1785. Grose, Vulg. Tongue, s.v. Pigeons. Sharpers, who, during the drawing of the lottery, wait ready mounted near Guildhall, and, as soon as the first two or three numbers are drawn, which they receive from a confederate on a card, ride with them full speed to some distant insurance office, before fixed on, where there is another of the gang, commonly a decent-looking woman, who takes care to be at the office before the hour of drawing: to her he secretly gives the number, which she insures for a considerable sum: thus biting the biter.

1823. Bee, Dict. Turf, s.v. Pigeon . . . 'To pigeon the news' is to send information by carrier pigeon. So fellows, who ran or rode with news surreptitiously obtained, received the name of pigeons from their occupation.

3. See Blue Pigeon.

4. (colonial).—Business: see Pigeon English. [The Chinese pronunciation of the English word.]

Paul's pigeons, subs. phr. (school).—The scholars of St. Paul's school.

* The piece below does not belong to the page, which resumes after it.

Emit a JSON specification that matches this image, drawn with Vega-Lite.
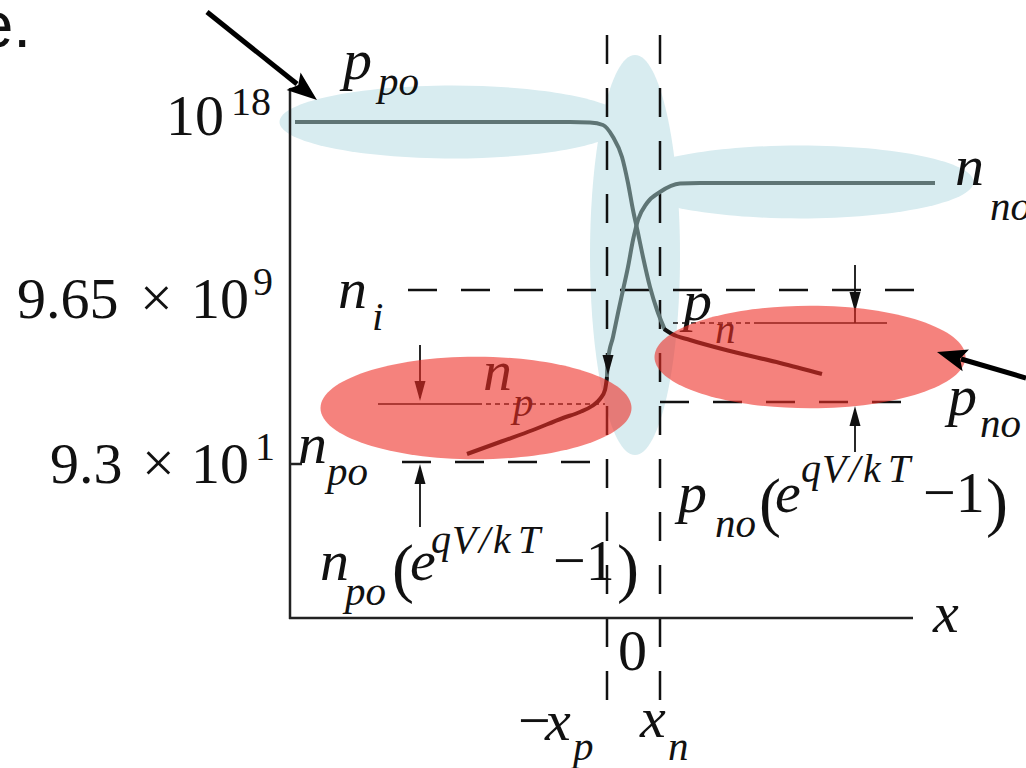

1662. Fuller, Worthies (London), i. 65. St. Anthonie's Pigs (so were the scholars of that School [City of London] commonly called, as those of St. Paul, Paul's Pigeons). [Fuller refers to Stowe's Survey as his authority.]

To milk the pigeon, verb. phr. (old).—'To attempt impossibilities, to be put to shifts for want of money.'—Grose (1785). Cf. Pigeon's-milk.

Phrases more or less colloquial are:—Pigeon-breasted = with protruding breast; pigeon-hearted (or livered) = timid; pigeon-toed = with turned-in toes; pigeon-wing = (1) a late 18th century mode of dressing the side hair: now American, (2) a wig so called, and (3) a brisk step or caper in dancing, skating; to shoot at a pigeon and kill a crow = to blunder wilfully; to catch two pigeons with one bean (see Stone).

1596. Shakspeare, Hamlet, ii. 2. I am pigeon-liver'd, and lack gall To make oppression bitter.

1621. Fletcher, Pilgrim, iii. 4. I never saw such pigeon-hearted people.